§ **Given instruction**:
Using the listing below, copy every line that mentions "chart".

+ + + + + + +

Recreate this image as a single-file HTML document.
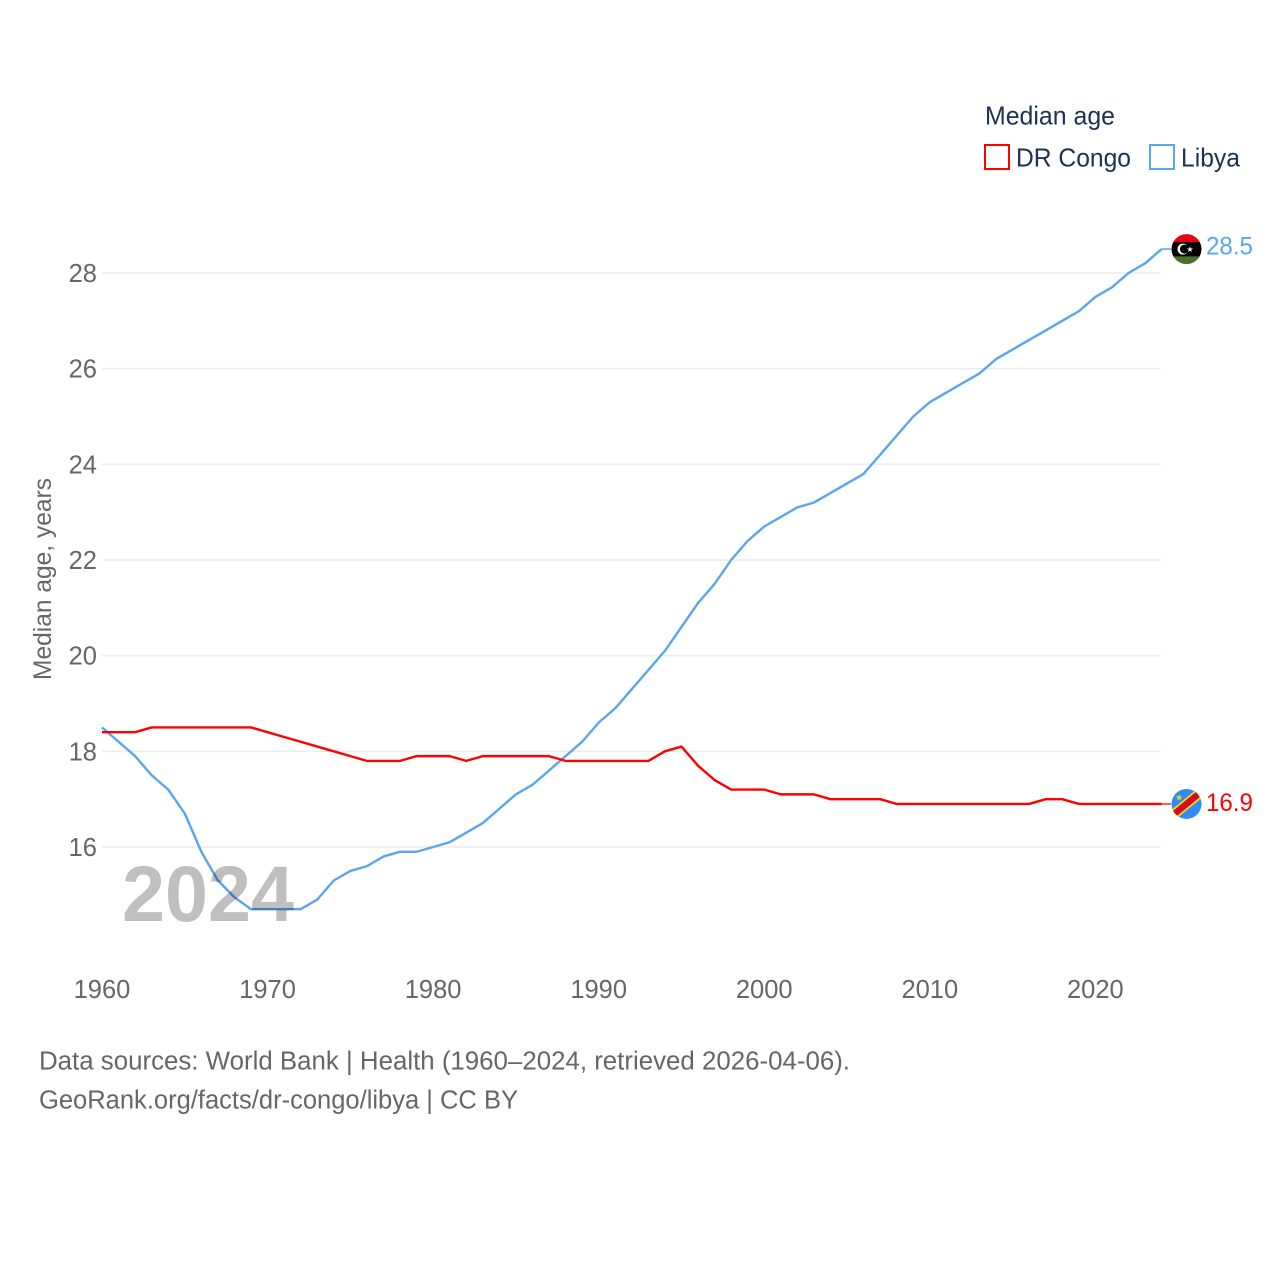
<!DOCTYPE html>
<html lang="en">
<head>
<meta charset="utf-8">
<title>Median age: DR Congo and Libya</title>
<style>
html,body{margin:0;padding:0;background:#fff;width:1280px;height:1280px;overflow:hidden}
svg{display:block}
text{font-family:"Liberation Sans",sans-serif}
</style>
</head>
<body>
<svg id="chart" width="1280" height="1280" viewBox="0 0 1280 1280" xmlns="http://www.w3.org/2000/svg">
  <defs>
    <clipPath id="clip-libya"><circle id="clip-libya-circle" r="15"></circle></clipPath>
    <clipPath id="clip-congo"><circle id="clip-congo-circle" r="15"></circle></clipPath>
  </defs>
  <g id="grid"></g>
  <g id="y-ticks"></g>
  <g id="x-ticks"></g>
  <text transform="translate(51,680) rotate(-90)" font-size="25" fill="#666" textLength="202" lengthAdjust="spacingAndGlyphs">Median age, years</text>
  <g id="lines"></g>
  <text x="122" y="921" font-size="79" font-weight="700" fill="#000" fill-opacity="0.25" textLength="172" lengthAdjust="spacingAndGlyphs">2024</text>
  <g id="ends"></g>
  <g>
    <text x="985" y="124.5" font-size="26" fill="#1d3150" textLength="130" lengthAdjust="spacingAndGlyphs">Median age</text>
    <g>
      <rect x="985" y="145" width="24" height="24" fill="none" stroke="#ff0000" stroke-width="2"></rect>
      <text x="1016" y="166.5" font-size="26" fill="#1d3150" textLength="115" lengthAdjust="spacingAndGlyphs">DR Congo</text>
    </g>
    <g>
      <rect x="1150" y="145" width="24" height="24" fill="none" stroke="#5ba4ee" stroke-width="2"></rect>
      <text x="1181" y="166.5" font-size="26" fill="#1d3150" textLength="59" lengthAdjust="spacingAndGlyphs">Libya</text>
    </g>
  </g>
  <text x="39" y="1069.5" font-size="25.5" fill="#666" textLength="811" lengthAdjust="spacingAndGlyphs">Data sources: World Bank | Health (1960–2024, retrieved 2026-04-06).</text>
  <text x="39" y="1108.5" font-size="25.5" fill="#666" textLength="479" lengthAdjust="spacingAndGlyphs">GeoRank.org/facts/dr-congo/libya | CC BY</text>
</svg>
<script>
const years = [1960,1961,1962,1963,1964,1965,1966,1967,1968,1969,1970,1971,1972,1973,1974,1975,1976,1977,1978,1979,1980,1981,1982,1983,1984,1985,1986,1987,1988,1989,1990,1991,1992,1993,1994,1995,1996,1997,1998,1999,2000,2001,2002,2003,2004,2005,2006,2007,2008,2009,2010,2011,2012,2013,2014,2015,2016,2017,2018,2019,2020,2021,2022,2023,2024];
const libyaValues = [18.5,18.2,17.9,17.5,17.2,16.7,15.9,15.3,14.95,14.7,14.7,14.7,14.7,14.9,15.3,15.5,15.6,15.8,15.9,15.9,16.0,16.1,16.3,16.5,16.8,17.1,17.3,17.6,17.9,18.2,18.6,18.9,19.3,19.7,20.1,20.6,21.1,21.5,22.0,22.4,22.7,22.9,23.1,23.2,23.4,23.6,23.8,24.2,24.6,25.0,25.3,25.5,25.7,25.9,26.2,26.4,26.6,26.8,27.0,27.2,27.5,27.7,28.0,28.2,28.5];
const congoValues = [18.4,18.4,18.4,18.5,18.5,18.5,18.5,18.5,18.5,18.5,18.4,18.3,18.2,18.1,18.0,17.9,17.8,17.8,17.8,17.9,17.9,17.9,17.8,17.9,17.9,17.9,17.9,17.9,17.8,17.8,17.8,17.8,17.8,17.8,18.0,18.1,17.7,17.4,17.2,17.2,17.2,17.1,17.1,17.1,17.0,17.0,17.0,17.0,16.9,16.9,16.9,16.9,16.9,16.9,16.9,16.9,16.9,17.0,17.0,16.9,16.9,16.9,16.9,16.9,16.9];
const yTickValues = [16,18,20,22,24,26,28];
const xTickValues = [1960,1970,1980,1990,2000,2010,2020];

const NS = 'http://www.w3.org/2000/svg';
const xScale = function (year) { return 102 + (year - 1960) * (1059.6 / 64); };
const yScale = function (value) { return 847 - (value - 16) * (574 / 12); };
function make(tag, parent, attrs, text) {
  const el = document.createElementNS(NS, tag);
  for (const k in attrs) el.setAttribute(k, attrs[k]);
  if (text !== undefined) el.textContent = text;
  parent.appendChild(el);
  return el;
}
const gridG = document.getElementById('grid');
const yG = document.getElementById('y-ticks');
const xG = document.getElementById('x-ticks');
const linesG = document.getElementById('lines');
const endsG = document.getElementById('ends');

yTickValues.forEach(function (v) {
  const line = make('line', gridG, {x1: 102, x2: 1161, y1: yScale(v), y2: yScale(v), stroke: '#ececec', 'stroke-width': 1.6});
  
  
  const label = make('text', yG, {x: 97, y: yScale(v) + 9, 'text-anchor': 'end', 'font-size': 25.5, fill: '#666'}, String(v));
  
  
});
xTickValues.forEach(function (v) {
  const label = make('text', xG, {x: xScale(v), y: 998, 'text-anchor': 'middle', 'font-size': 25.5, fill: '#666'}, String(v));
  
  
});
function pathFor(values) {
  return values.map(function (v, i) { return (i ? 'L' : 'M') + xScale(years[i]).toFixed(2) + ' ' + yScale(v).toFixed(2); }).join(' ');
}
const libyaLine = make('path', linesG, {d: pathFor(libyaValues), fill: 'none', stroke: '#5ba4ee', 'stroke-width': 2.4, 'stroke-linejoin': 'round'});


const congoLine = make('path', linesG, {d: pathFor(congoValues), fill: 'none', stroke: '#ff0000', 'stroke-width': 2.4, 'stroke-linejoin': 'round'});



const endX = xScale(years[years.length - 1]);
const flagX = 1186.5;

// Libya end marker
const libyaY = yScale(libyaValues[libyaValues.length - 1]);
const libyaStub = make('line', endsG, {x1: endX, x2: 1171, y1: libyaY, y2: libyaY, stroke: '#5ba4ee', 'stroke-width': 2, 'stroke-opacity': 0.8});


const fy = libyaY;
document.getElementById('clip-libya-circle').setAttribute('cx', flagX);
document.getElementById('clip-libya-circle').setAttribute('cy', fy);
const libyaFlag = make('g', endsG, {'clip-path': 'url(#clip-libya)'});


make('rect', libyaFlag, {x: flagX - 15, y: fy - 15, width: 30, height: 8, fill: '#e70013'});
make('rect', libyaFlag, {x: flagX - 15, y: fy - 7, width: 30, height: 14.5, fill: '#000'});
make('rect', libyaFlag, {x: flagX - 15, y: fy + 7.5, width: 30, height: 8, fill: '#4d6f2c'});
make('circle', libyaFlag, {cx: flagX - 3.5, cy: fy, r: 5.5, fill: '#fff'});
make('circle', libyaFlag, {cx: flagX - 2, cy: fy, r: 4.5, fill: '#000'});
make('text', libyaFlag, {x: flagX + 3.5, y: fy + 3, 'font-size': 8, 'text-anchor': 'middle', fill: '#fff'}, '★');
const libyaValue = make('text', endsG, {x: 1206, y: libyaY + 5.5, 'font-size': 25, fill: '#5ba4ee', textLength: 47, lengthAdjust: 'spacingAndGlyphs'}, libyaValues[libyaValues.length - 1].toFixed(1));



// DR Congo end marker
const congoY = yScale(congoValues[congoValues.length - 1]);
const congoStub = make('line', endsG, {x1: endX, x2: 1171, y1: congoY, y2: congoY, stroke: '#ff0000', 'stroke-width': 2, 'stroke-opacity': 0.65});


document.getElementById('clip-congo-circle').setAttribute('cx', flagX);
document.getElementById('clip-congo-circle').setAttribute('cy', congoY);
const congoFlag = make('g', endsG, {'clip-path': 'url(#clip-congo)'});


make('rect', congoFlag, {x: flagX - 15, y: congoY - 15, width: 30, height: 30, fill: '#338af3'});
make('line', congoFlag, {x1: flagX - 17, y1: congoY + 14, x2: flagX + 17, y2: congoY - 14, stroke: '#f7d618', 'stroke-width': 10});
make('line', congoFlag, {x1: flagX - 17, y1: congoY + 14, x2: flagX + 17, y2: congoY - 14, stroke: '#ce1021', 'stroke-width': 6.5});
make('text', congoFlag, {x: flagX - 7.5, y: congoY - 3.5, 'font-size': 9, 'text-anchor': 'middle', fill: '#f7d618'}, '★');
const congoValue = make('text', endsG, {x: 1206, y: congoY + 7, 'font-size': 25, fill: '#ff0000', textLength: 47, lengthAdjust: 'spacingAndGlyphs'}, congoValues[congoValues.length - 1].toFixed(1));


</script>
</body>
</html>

+ + + + + + +

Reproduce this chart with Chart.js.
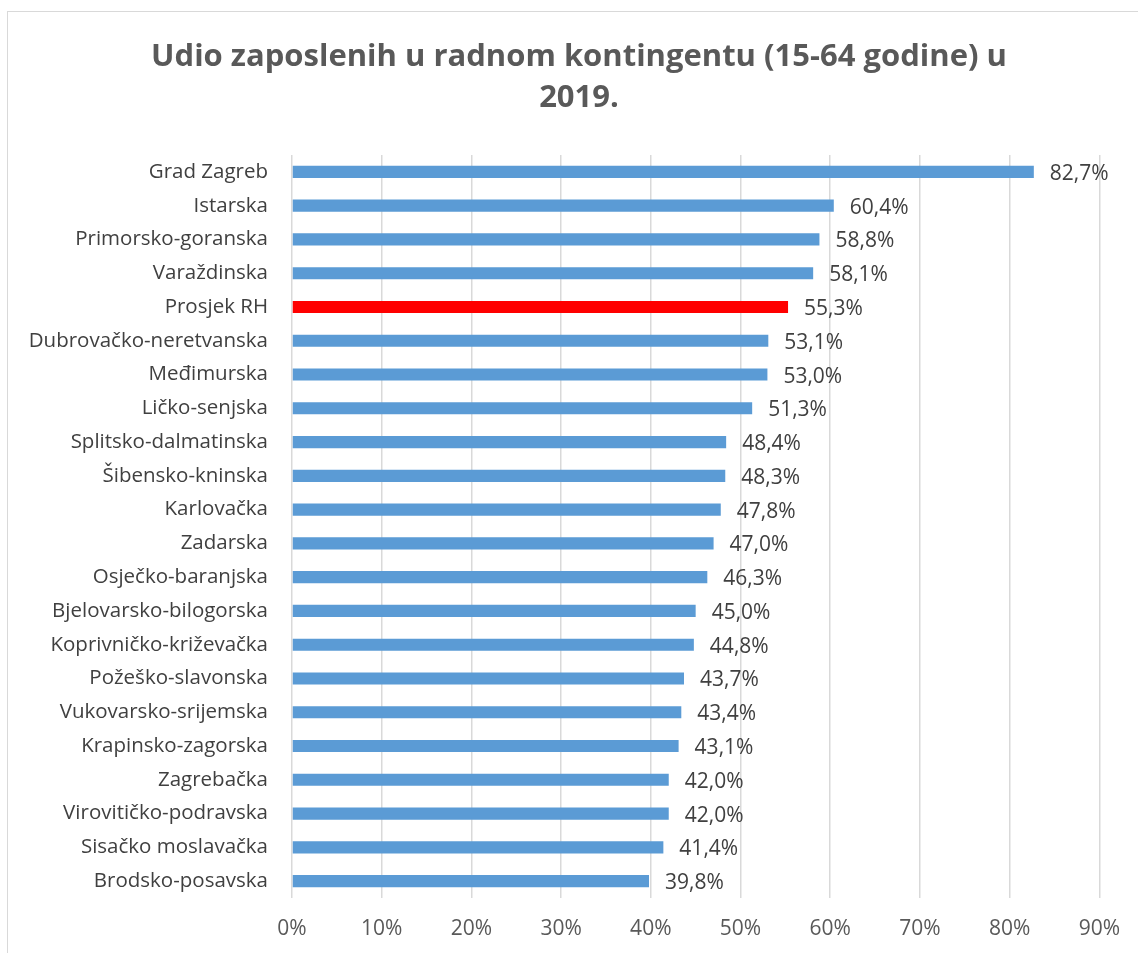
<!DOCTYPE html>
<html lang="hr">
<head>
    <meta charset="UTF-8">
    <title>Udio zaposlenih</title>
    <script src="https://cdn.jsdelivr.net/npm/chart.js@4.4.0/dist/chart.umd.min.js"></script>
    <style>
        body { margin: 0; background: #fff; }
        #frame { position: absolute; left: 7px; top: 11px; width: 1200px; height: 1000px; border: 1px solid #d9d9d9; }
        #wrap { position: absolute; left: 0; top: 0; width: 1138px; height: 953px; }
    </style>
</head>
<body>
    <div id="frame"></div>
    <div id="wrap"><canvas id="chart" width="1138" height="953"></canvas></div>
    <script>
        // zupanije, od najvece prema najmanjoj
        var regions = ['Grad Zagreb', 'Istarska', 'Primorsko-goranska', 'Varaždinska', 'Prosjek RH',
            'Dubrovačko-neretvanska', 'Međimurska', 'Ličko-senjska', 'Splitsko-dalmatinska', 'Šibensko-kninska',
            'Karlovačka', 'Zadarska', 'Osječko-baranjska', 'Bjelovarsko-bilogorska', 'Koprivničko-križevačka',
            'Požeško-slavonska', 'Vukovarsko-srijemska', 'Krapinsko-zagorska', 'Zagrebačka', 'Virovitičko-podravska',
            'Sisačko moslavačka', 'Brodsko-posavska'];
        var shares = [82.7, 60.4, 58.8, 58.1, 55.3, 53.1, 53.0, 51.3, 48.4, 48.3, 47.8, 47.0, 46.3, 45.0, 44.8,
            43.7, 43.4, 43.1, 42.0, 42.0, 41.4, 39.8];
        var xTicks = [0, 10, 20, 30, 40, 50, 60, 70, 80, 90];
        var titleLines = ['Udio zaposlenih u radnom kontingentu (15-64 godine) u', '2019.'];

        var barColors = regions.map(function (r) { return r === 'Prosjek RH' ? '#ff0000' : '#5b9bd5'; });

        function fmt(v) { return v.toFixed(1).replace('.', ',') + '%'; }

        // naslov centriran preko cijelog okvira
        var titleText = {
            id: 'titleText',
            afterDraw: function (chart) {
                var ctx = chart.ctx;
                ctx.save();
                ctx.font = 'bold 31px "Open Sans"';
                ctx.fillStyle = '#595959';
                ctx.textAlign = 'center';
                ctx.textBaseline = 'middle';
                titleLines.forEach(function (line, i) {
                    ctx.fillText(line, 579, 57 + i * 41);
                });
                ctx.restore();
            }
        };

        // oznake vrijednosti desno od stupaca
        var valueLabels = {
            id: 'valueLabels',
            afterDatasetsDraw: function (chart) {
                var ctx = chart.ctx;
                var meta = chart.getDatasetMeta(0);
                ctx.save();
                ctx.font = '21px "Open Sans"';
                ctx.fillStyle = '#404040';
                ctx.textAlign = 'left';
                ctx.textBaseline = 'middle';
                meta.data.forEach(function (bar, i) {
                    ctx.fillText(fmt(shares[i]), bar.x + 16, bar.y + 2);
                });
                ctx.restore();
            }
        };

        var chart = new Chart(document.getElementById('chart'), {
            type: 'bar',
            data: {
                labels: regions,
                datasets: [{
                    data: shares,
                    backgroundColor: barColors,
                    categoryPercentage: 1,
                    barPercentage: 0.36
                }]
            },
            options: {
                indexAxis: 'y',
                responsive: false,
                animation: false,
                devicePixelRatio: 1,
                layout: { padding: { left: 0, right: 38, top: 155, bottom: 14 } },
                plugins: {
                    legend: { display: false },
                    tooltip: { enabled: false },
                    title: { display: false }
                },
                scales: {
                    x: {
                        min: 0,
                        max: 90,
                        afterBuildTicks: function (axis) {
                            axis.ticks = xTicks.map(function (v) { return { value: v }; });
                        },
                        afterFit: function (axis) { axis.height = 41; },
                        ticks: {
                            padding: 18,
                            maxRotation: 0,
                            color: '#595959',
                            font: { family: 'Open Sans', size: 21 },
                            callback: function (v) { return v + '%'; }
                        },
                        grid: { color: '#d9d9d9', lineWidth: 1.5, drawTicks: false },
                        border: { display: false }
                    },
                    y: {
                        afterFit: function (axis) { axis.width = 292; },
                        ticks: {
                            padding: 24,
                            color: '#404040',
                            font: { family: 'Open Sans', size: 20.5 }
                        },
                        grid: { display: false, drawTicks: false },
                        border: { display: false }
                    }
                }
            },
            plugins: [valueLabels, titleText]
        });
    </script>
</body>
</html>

+ + + + + + +

§ **Solution**:
<svg id="chart" width="1280" height="1280" viewBox="0 0 1280 1280" xmlns="http://www.w3.org/2000/svg">
Reproduce this chart with Chart.js.
    <script src="https://cdn.jsdelivr.net/npm/chart.js@4.4.0/dist/chart.umd.min.js"></script>
    <div id="wrap"><canvas id="chart" width="1138" height="953"></canvas></div>
            afterDraw: function (chart) {
                var ctx = chart.ctx;
            afterDatasetsDraw: function (chart) {
                var ctx = chart.ctx;
                var meta = chart.getDatasetMeta(0);
        var chart = new Chart(document.getElementById('chart'), {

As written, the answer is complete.